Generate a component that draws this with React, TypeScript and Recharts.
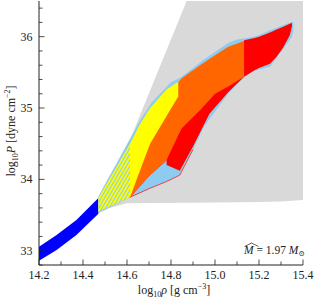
┄┄┄┄┄┄
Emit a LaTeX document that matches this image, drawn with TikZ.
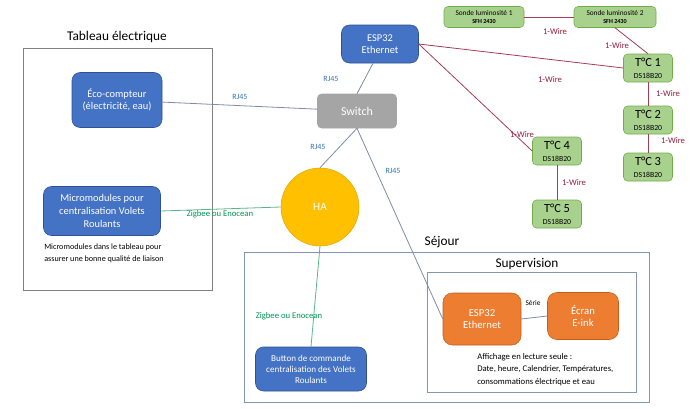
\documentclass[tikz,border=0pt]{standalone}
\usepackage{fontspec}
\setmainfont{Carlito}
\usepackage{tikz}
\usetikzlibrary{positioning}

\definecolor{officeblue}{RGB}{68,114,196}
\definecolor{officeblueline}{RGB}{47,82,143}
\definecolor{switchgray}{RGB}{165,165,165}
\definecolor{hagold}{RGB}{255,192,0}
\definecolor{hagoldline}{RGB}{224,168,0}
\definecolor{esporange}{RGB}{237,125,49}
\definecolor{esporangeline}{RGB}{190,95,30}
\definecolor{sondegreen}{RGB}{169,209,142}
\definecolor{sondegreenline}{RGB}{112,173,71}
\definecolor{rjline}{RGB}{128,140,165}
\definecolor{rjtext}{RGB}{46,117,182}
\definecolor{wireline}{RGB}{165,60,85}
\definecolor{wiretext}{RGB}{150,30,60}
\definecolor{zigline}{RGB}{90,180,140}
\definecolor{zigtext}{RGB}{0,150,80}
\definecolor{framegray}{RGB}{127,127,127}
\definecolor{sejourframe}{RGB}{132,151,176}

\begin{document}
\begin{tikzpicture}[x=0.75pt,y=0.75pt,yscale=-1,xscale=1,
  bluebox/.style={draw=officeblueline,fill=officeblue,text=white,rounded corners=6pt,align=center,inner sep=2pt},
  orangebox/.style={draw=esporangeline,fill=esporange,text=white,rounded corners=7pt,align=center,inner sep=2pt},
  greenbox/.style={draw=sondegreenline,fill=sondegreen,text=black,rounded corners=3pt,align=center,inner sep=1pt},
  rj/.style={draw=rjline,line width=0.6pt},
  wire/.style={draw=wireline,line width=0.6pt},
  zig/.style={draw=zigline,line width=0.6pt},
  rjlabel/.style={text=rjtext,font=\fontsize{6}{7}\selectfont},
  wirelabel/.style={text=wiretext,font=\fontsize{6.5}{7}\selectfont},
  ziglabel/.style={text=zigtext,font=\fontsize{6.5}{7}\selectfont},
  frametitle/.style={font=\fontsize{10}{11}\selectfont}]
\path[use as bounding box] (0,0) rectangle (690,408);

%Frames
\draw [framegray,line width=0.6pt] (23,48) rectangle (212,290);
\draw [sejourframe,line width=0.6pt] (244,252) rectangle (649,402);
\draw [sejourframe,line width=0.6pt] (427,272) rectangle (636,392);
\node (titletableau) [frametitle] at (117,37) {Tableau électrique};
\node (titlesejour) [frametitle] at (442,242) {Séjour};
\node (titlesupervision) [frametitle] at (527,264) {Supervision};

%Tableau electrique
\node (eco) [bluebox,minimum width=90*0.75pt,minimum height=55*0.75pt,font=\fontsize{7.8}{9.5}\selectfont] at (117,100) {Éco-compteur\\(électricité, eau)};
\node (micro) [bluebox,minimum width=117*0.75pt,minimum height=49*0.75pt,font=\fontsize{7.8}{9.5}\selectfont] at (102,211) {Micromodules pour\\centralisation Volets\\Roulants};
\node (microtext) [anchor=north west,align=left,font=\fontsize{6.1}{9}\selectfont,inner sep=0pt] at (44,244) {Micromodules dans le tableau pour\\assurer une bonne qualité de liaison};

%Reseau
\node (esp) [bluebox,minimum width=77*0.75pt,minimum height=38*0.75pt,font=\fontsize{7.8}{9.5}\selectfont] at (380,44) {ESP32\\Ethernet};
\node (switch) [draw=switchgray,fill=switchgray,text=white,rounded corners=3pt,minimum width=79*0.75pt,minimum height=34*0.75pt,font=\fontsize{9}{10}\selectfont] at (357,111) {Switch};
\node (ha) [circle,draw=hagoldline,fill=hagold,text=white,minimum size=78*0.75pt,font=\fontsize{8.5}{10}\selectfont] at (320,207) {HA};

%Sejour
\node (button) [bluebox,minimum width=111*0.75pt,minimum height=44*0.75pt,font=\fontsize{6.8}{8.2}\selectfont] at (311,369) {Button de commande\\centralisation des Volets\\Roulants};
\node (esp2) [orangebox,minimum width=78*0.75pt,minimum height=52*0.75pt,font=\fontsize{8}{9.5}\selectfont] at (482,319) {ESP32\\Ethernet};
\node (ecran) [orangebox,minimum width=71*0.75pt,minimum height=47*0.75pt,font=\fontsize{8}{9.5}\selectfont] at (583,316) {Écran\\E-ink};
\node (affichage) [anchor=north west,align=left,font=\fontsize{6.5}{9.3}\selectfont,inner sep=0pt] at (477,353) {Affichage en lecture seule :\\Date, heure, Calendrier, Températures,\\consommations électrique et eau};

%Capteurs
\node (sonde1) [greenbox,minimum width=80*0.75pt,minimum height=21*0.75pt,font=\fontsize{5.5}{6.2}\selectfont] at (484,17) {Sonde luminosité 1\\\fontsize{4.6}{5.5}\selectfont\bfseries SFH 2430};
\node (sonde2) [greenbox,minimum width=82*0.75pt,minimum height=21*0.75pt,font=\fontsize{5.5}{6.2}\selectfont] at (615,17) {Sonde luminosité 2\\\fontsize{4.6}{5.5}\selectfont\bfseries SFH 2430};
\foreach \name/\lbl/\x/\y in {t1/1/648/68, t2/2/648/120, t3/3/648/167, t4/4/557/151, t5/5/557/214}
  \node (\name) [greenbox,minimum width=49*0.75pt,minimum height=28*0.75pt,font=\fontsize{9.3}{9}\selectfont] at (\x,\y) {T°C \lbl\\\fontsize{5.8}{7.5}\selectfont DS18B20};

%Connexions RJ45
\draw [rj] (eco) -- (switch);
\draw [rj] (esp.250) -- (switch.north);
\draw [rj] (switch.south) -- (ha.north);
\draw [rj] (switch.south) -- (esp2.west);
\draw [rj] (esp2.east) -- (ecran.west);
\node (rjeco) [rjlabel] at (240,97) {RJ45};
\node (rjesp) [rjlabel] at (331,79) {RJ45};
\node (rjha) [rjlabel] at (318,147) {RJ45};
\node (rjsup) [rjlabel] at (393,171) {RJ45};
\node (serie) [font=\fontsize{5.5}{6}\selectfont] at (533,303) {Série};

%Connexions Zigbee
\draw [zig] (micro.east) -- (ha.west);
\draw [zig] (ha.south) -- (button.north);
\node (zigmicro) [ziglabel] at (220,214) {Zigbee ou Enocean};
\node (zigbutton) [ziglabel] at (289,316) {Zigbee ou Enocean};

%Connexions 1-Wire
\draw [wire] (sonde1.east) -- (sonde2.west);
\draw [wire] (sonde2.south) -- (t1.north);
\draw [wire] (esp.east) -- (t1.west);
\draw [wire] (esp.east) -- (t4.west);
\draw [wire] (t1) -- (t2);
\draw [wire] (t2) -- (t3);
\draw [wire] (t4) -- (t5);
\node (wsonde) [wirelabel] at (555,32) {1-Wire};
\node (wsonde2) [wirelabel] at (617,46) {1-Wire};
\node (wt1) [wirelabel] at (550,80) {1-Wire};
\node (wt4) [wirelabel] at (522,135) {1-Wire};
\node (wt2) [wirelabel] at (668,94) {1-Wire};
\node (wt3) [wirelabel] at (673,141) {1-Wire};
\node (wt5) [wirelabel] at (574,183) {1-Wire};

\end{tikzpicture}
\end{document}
┄┄┄┄┄┄
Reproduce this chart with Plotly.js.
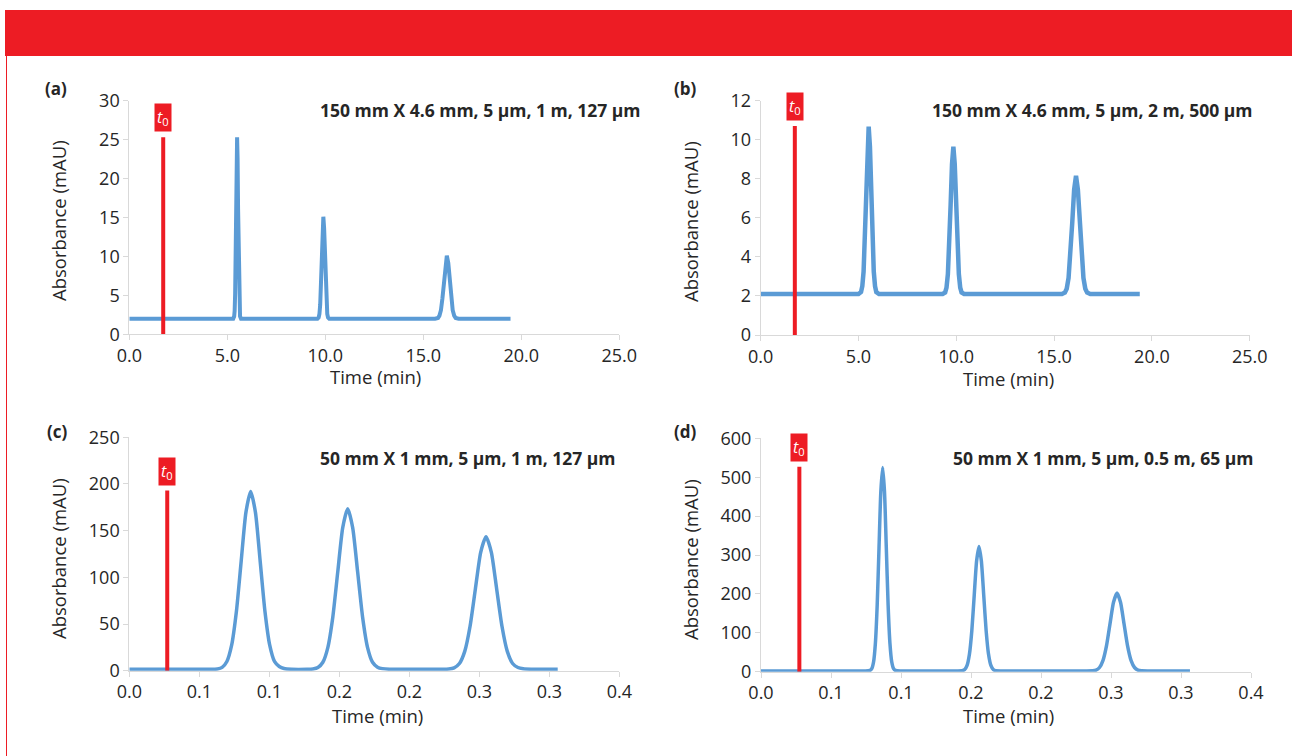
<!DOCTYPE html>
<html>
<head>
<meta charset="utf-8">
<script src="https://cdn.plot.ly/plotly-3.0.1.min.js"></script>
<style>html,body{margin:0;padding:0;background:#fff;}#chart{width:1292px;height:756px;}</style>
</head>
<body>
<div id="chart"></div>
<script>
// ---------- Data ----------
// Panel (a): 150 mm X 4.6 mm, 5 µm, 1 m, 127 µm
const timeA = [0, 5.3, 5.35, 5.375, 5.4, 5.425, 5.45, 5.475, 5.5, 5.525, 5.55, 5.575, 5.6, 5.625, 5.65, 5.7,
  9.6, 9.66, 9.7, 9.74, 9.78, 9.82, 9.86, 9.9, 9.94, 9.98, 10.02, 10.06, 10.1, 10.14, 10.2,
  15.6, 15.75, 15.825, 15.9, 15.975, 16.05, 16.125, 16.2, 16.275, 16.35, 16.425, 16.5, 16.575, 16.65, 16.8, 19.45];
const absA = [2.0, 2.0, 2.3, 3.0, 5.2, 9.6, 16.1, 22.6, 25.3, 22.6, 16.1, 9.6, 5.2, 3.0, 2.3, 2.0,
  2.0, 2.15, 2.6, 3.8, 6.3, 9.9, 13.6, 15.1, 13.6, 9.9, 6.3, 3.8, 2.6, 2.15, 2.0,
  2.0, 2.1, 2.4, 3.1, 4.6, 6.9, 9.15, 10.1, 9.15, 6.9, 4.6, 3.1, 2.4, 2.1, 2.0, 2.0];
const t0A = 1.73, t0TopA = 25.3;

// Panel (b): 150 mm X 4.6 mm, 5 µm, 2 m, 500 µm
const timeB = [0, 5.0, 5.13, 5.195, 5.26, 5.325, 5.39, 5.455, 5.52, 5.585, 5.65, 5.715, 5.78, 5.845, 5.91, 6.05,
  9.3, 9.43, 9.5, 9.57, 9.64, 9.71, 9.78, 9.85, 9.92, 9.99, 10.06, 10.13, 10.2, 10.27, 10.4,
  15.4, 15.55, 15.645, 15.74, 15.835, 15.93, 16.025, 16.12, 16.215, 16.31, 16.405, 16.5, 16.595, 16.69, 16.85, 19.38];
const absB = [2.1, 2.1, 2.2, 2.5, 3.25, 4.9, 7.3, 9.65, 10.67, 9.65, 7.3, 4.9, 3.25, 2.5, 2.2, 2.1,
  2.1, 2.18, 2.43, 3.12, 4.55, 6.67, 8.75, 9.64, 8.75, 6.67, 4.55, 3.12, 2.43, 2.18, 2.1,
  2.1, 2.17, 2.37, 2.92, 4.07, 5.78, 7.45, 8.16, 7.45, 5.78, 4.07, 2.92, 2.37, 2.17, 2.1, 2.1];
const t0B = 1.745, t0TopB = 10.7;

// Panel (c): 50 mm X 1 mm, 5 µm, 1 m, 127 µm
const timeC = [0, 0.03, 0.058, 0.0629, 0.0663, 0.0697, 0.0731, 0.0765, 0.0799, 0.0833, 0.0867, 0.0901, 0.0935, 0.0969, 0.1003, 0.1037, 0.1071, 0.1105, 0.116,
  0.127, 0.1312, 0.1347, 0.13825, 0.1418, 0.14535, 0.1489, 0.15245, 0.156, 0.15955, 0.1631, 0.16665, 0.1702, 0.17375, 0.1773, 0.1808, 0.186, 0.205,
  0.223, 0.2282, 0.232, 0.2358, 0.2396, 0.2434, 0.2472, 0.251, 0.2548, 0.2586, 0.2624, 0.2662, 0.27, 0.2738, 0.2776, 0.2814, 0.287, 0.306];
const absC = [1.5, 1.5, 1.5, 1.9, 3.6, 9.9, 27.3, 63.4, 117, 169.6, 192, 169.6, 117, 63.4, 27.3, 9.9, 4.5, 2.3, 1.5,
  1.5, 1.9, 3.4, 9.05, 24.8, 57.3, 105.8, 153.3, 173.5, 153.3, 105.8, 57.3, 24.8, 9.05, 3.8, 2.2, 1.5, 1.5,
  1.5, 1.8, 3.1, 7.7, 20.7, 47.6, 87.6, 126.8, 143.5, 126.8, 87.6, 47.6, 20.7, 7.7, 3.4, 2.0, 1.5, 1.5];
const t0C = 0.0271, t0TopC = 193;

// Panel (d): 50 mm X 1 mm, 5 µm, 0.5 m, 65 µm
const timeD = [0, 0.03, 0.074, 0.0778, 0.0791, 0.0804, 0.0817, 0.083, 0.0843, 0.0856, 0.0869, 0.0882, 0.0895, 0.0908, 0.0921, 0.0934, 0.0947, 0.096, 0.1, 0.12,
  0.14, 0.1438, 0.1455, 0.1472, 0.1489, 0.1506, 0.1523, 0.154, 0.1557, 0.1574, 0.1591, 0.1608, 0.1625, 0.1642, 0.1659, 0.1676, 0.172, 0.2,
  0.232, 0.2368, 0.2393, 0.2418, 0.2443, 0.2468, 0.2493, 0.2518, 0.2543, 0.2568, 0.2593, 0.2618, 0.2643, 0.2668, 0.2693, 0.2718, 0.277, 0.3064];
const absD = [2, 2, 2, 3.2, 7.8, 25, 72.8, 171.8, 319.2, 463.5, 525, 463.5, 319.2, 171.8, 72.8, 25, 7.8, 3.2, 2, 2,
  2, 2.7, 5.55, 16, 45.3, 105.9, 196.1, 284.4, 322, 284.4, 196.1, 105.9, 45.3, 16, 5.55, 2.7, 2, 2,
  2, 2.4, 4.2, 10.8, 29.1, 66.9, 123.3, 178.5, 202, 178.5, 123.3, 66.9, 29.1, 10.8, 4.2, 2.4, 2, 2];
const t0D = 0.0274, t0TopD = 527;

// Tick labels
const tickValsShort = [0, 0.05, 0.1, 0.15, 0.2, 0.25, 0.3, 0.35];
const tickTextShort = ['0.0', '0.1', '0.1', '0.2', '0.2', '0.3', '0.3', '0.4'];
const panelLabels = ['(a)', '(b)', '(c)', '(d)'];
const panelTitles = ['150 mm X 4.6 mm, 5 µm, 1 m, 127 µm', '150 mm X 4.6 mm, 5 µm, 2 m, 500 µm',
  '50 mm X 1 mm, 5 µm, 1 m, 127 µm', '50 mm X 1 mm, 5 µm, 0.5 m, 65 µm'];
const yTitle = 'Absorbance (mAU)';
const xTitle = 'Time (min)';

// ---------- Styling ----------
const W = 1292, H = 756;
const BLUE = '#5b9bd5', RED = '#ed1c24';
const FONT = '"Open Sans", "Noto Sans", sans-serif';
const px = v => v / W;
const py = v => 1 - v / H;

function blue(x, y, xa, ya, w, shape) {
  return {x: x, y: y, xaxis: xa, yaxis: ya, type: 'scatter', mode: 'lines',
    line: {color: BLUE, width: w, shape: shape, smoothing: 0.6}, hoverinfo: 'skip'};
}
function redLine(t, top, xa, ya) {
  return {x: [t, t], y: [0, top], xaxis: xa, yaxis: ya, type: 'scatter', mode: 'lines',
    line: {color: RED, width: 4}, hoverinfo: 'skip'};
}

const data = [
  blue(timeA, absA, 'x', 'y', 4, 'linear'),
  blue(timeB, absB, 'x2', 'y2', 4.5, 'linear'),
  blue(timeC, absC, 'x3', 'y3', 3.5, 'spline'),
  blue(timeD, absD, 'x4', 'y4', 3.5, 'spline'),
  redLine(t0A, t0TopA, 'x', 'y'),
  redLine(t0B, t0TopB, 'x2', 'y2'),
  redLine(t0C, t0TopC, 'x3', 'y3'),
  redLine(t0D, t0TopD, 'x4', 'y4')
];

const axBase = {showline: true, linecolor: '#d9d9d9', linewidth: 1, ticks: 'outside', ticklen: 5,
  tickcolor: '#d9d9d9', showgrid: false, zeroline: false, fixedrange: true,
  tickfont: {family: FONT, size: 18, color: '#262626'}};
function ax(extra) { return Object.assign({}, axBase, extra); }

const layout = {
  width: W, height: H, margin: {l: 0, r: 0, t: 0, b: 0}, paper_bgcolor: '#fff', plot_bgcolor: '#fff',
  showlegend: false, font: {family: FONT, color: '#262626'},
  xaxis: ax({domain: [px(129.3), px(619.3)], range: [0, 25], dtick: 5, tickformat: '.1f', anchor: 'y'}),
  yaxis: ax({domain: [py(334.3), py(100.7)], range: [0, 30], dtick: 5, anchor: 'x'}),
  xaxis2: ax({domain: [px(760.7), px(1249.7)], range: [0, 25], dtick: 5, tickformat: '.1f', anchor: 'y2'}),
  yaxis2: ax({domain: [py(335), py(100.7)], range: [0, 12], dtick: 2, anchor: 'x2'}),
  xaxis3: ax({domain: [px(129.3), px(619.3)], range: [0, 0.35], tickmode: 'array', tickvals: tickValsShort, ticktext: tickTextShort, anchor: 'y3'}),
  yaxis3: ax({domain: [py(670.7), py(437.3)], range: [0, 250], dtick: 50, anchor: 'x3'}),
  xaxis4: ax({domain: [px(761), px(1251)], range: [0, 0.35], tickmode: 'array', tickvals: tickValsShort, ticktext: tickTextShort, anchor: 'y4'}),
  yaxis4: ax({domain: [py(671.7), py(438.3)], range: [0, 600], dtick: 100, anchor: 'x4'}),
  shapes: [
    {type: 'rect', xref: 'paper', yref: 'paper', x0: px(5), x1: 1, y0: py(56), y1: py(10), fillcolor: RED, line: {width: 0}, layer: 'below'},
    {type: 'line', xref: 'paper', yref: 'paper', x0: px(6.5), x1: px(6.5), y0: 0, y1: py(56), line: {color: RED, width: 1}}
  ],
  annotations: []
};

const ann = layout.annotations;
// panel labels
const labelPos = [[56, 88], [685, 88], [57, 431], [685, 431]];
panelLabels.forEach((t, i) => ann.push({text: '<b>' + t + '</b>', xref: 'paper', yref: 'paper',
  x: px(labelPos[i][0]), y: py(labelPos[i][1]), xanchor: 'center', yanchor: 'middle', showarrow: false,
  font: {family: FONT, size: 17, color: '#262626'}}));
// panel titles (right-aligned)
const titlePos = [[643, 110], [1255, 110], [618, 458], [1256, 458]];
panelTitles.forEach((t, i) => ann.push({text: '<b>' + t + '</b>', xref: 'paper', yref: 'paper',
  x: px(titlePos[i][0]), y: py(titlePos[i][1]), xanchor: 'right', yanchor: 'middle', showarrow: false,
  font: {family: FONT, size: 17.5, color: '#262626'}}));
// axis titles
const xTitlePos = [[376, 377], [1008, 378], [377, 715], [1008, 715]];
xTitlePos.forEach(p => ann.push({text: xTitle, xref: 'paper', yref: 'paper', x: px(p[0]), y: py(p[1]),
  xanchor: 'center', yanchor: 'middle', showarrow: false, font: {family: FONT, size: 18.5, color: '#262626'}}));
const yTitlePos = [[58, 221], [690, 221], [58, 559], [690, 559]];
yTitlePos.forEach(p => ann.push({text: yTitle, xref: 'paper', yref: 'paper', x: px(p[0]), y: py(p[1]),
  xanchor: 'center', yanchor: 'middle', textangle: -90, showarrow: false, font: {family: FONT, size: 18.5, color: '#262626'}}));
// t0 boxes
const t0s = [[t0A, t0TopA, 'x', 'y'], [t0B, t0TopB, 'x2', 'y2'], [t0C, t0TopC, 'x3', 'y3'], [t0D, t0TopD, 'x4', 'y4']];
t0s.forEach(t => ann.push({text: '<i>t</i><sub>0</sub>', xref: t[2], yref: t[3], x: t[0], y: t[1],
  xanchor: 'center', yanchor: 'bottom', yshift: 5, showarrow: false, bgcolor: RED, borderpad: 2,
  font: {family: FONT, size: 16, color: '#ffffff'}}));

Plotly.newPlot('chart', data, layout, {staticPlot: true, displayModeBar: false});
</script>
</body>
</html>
┄┄┄┄┄┄
**WRITTEN INSTRUCTION**: Pictures should be left out. Retype only the run of lines from the line containing "Reproduce this chart with Plotly.js." to the line containing "const t0A = 1.73, t0TopA = 25.3;", inclusive.

**OUTPUT FOR THIS EXERCISE**:
Reproduce this chart with Plotly.js.
<!DOCTYPE html>
<html>
<head>
<meta charset="utf-8">
<script src="https://cdn.plot.ly/plotly-3.0.1.min.js"></script>
<style>html,body{margin:0;padding:0;background:#fff;}#chart{width:1292px;height:756px;}</style>
</head>
<body>
<div id="chart"></div>
<script>
// ---------- Data ----------
// Panel (a): 150 mm X 4.6 mm, 5 µm, 1 m, 127 µm
const timeA = [0, 5.3, 5.35, 5.375, 5.4, 5.425, 5.45, 5.475, 5.5, 5.525, 5.55, 5.575, 5.6, 5.625, 5.65, 5.7,
  9.6, 9.66, 9.7, 9.74, 9.78, 9.82, 9.86, 9.9, 9.94, 9.98, 10.02, 10.06, 10.1, 10.14, 10.2,
  15.6, 15.75, 15.825, 15.9, 15.975, 16.05, 16.125, 16.2, 16.275, 16.35, 16.425, 16.5, 16.575, 16.65, 16.8, 19.45];
const absA = [2.0, 2.0, 2.3, 3.0, 5.2, 9.6, 16.1, 22.6, 25.3, 22.6, 16.1, 9.6, 5.2, 3.0, 2.3, 2.0,
  2.0, 2.15, 2.6, 3.8, 6.3, 9.9, 13.6, 15.1, 13.6, 9.9, 6.3, 3.8, 2.6, 2.15, 2.0,
  2.0, 2.1, 2.4, 3.1, 4.6, 6.9, 9.15, 10.1, 9.15, 6.9, 4.6, 3.1, 2.4, 2.1, 2.0, 2.0];
const t0A = 1.73, t0TopA = 25.3;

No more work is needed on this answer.